Federal Reserve Chairman Alan Greenspan leaves office this week with a glowing legacy, having presided for 18 years over an extraordinary period of economic progress and stability in the United States.

But his sterling reputation -- he often is hailed as the best Fed chief in history -- may be tarnished by growing concerns about a bubble in housing markets on the East and West coasts that many economists believe was nurtured by the extremely low interest rates engineered by the Fed from 2000 to 2004.

Under Mr. Greenspan's stewardship, the Fed cut rates below the rate of inflation through a series of moves in response to the stock market crash of 2000, the September 11, 2001, terrorist attacks, the corporate scandals of 2002 and an emerging threat of deflation in 2003.

While the moves bolstered the economy and prevented the 2001 recession from being deep and painful, they unexpectedly spawned a unprecedented binge of buying and speculation in housing.

Home sales and prices hit records every year at an accelerating pace. By the middle of last year, when the market finally started settling down, prices had doubled or tripled in coastal cities and resort areas.

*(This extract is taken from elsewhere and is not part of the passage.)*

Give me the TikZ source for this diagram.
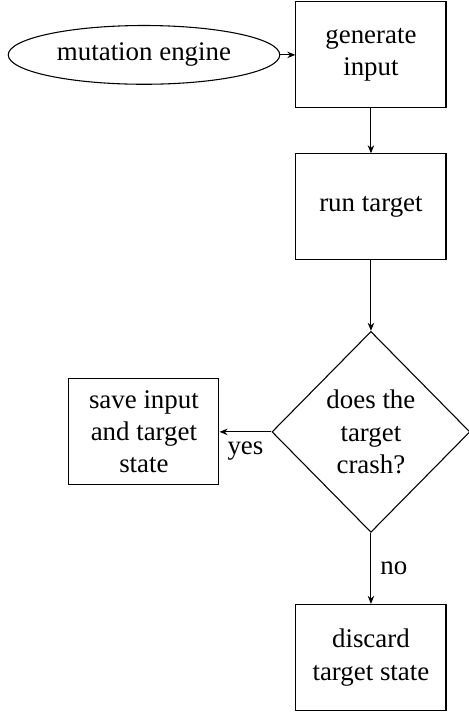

One result is that American households are saddled with record levels of debt and have driven up U.S. debt to the outside world to levels that pose dangers for the economy.John Makin, a visiting scholar at the American Enterprise Institute, said he knew Mr. Greenspan was dealing with a bubble of his own making when he saw condo prices double in Key West in one year. Units under construction in the Florida resort last year sold four times over before they were even occupied, he said.

It was the second bubble under Mr. Greenspan's tenure after the tech-stock bubble of the late 1990s.

"The current U.S. housing bubble is the result of two aspects of Fed policy," Mr. Makin said.

Fed to the rescue

One is the series of rate cuts the Fed carried out in response to various economic shocks. Between 2001 and 2003, the Fed lowered its main lending rate from 6 percent to 1 percent, before beginning to raise rates in June 2004.